BOOKWORM FEST CELEBRATES THE PICTURE BOOK
Event gives children opportunity to speak with authors, illustrators
Adam Rex was at the park when he got the idea for his latest book.
There on an electrical shed, he spotted a big white sign that said “OX” — a warning sign that indicates an oxidizer is present, posing a fire risk.
But Rex, the author and illustrator of books for children, wasn’t thinking about oxidizers.
“It was the word ‘ox,’ suddenly presented to me in an unfamiliar context,” he said. That capitalized OX made him realize that “ox” is a palindrome. Read one way, it’s a lumbering animal; read backward, it’s “XO,” the kisses-and-hugs abbreviation used to sign love letters.
“That, for some reason, made me say, ‘Oh…I should write an epistolary love story between an ox and a gazelle.’
Thus, “XO, OX: A Love Story,” written by Rex and illustrated by Scott Campbell, an utterly charming series of letters between a gorgeous gazelle and a hapless, hopeful ox.
Rex will be in Houston Saturday to talk to kids about stories and art, oxen and inspiration. He’s the keynote speaker at the Bookworm Festival, which will bring children and children’s authors together at Spring Oaks Middle School.
The two-hour event will give kids the chance to hear some stories and ask questions of several children’s authors. Besides Rex, this year’s Bookworm will feature sessions with Mary Sullivan (“Treat”), Adam
Lehrhaupt (“I Will Not Eat You,”), Varsha Bajaj (“This is Our Baby, Born Today”) and Heidi Schulz (“Giraffes Ruin Everything”).
“There’s something magical about kids meeting and talking to authors and listening to their stories,” said Melanie Scales, a school librarian and the festival’s chair. Since the first annual festival in 2014, she’s seen children wait in long lines to speak to authors or get a book signed. “People think that kids are losing interest in reading and in books, and these kinds of events make me realize that they’re really not.”
Rex wrote and illustrated the best-seller “Frankenstein Makes a Sandwich,” a collection of poems about the secret lives of famous monsters. His book “The True Meaning of Smekday” was turned into the 2015 movie “Home,” starring Jim Parsons and Rihanna. And he has illustrated books for other authors, including Neil Gaiman’s series about a sneezing panda named Chu.
Rex said he likes to “demystify” writing when he talks to kids. “I did not come out fully formed as an author/illustrator,” he said; first, he was just a kid who was good at drawing.
A lot of kids stop drawing or spinning stories by the time they are 10 or 12, Rex said. “They have doubts,” he said, and decide they’re not creative.
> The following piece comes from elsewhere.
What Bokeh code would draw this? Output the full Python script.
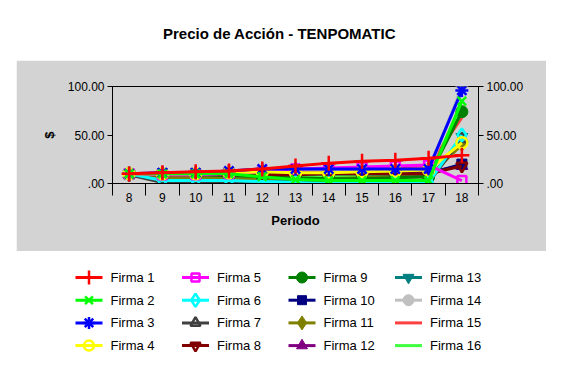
from bokeh.plotting import figure
from bokeh.models import (Range1d, FixedTicker, LinearAxis, ColumnDataSource, Spacer)
from bokeh.core.properties import value
from bokeh.layouts import column, row
from bokeh.embed import file_html
from bokeh.resources import INLINE

FONT = "Liberation Sans"
GREY = "#d3d3d3"

title_text = "Precio de Acción - TENPOMATIC"
x_label = "Periodo"
y_label = "$"
periods = [8, 9, 10, 11, 12, 13, 14, 15, 16, 17, 18]
y_ticks = [0, 50, 100]
y_tick_labels = [".00", "50.00", "100.00"]

firms = ["Firma  1", "Firma  2", "Firma  3", "Firma  4", "Firma  5", "Firma  6",
         "Firma  7", "Firma  8", "Firma  9", "Firma  10", "Firma  11", "Firma  12",
         "Firma  13", "Firma  14", "Firma  15", "Firma  16"]

firma_1 = [10, 11, 12, 13, 15, 18, 21, 23, 24, 26, 29]
firma_2 = [10, 10, 10, 10, 7, 4, 3, 3, 3, 3, 85]
firma_3 = [10, 11, 11, 13, 15, 15, 15, 15, 15, 15, 96]
firma_4 = [10, 10, 10, 11, 12, 11, 11, 12, 13, 14, 42]
firma_5 = [10, 9, 9, 10, 12, 15, 16, 17, 18, 19, 3]
firma_6 = [10, 3, 3, 3, 2, 1, 0, 0, 1, 1, 50]
firma_7 = [9, 1, 1, 1, 1, 1, 1, 1, 1, 1, 46]
firma_8 = [9, 9, 9, 9, 9, 9, 10, 10, 10, 10, 18]
firma_9 = [10, 9, 9, 8, 7, 6, 5, 5, 6, 7, 74]
firma_10 = [10, 10, 10, 11, 11, 10, 10, 10, 10, 10, 20]
firma_11 = [10, 6, 6, 5, 5, 5, 5, 6, 7, 7, 40]
firma_12 = [10, 10, 10, 11, 11, 11, 11, 12, 12, 12, 18]
firma_13 = [10, 5, 4, 3, 2, 2, 2, 2, 2, 2, 48]
firma_14 = [10, 10, 10, 11, 12, 12, 12, 12, 12, 12, 100]
firma_15 = [10, 11, 11, 12, 13, 14, 15, 16, 17, 18, 68]
firma_16 = [10, 10, 10, 10, 9, 8, 8, 8, 8, 9, 80]

series = [firma_1, firma_2, firma_3, firma_4, firma_5, firma_6, firma_7, firma_8,
          firma_9, firma_10, firma_11, firma_12, firma_13, firma_14, firma_15, firma_16]

# (color, marker, filled, plot marker size, legend marker size)
styles = [
    ("#ff0000", "cross", False, 15, 14),
    ("#00ff00", "x", False, 12, 11),
    ("#0000ff", "asterisk", False, 13, 12),
    ("#ffff00", "circle", False, 11, 10),
    ("#ff00ff", "square", False, 9, 8),
    ("#00ffff", "diamond", False, 13, 13),
    ("#404040", "triangle", False, 11, 10),
    ("#800000", "inverted_triangle", False, 11, 10),
    ("#008000", "circle", True, 12, 11),
    ("#000080", "square", True, 10, 9),
    ("#808000", "diamond", True, 14, 14),
    ("#800080", "triangle", True, 12, 11),
    ("#008080", "inverted_triangle", True, 12, 11),
    ("#c0c0c0", "circle", True, 12, 11),
    ("#ff4040", None, False, 0, 0),
    ("#40ff40", None, False, 0, 0),
]

def blank_fig(w, h):
    f = figure(width=w, height=h, output_backend="svg", toolbar_location=None,
               x_range=Range1d(0, w), y_range=Range1d(0, h),
               x_axis_location=None, y_axis_location=None,
               min_border=0, outline_line_color=None, background_fill_color="white",
               border_fill_color="white")
    f.grid.visible = False
    return f

# ---------- title ----------
TH = 60
pt = blank_fig(546, TH)
pt.text(x=[279], y=[TH - 33], text=[title_text], text_align="center",
        text_baseline="middle", text_font=value(FONT), text_font_size="15px",
        text_font_style="bold", text_color="black")

# ---------- main plot ----------
p = figure(width=530, height=191, output_backend="svg", toolbar_location=None,
           x_range=Range1d(7.5, 18.5), y_range=Range1d(0, 100),
           min_border_left=96, min_border_right=68, min_border_top=26,
           min_border_bottom=68,
           background_fill_color=GREY, border_fill_color=GREY,
           outline_line_color="black", outline_line_width=1)
p.grid.visible = False

p.xaxis.ticker = FixedTicker(ticks=periods, minor_ticks=[v - 0.5 for v in periods] + [periods[-1] + 0.5])
p.xaxis.major_tick_out = 0
p.xaxis.major_tick_in = 0
p.xaxis.minor_tick_out = 12
p.xaxis.minor_tick_in = 0
p.xaxis.minor_tick_line_color = "black"
p.xaxis.major_label_standoff = -3
p.xaxis.axis_label = x_label
p.xaxis.axis_label_standoff = 8
p.xaxis.axis_label_text_font_style = "bold"

p.yaxis.ticker = FixedTicker(ticks=y_ticks, minor_ticks=[])
p.yaxis.major_label_overrides = dict(zip(y_ticks, y_tick_labels))
p.yaxis.axis_label = y_label
p.yaxis.axis_label_standoff = 8
p.yaxis.axis_label_text_font_style = "bold"

ry = LinearAxis(ticker=FixedTicker(ticks=y_ticks, minor_ticks=[]),
                major_label_overrides=dict(zip(y_ticks, y_tick_labels)))
p.add_layout(ry, "right")

for ax in [p.xaxis[0], p.yaxis[0], ry]:
    ax.axis_line_color = "black"
    ax.major_label_text_font = FONT
    ax.major_label_text_font_size = "12px"
    ax.major_label_text_color = "black"
    ax.axis_label_text_font = FONT
    ax.axis_label_text_font_size = "13px"
    ax.axis_label_text_color = "black"
for ax in [p.yaxis[0], ry]:
    ax.major_tick_out = 5
    ax.major_tick_in = 0
    ax.major_label_standoff = 3
    ax.minor_tick_line_color = None

def add_marker(fig, src, marker, color, filled, size, lw):
    if marker is None:
        return
    if filled:
        fig.scatter("x", "y", source=src, marker=marker, size=size,
                    fill_color=color, line_color=color, line_width=1)
    else:
        fig.scatter("x", "y", source=src, marker=marker, size=size,
                    fill_color=None, line_color=color, line_width=lw)

for ys, (color, marker, filled, psize, _) in reversed(list(zip(series, styles))):
    src = ColumnDataSource(dict(x=periods, y=ys))
    p.line("x", "y", source=src, line_color=color, line_width=3)
    add_marker(p, src, marker, color, filled, psize, 2.5)

# ---------- legend (layout in pixel units of the legend panel) ----------
LH = 110
pl = blank_fig(546, LH)
for i, (name, (color, marker, filled, _, msize)) in enumerate(zip(firms, styles)):
    c, r = i // 4, i % 4
    x0 = 75 + c * 106.5
    yc = LH - (26 + r * 22.7)
    pl.segment(x0=[x0], y0=[yc], x1=[x0 + 27], y1=[yc], line_color=color, line_width=3)
    add_marker(pl, ColumnDataSource(dict(x=[x0 + 13.5], y=[yc])), marker, color, filled,
               msize, 2.5)
    pl.text(x=[x0 + 35], y=[yc], text=[name], text_align="left", text_baseline="middle",
            text_font=value(FONT), text_font_size="13px", text_color="black")

layout = column(pt, row(Spacer(width=16, height=191), p), pl)
open("out.html", "w").write(file_html(layout, INLINE))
“They think they’re supposed to know how to do it already,” he said. “I try to make sure they leave knowing that no one knows what they’re doing. We’re all completely adrift and making it up as we go along.”
Some Bookworm Festival authors write for children who haven’t learned to read; others write books designed for 6- and 7-year-olds — or older. “We’ve even had third- and fourth-graders come, too,” Scales said. “Picture books are kind of universal.”
That’s what Rex believes, too.
“Everybody, at every level, deserves art made for them,” he said. “There are plenty of books out there that are just meant to instruct, or to teach reading. But picture books are supposed to make kids feel more than they understand, and to be this gateway into art
that they share with their parents.”
In fact, Rex gets frustrated when he overhears parents bragging that their 6-year-old doesn’t read picture books anymore.
“Why not?” he says. “How is that something
you’re supposed to age out of? A short story with compelling language, told with beautiful pictures — that’s something we ought to be able to enjoy for the rest of our lives.”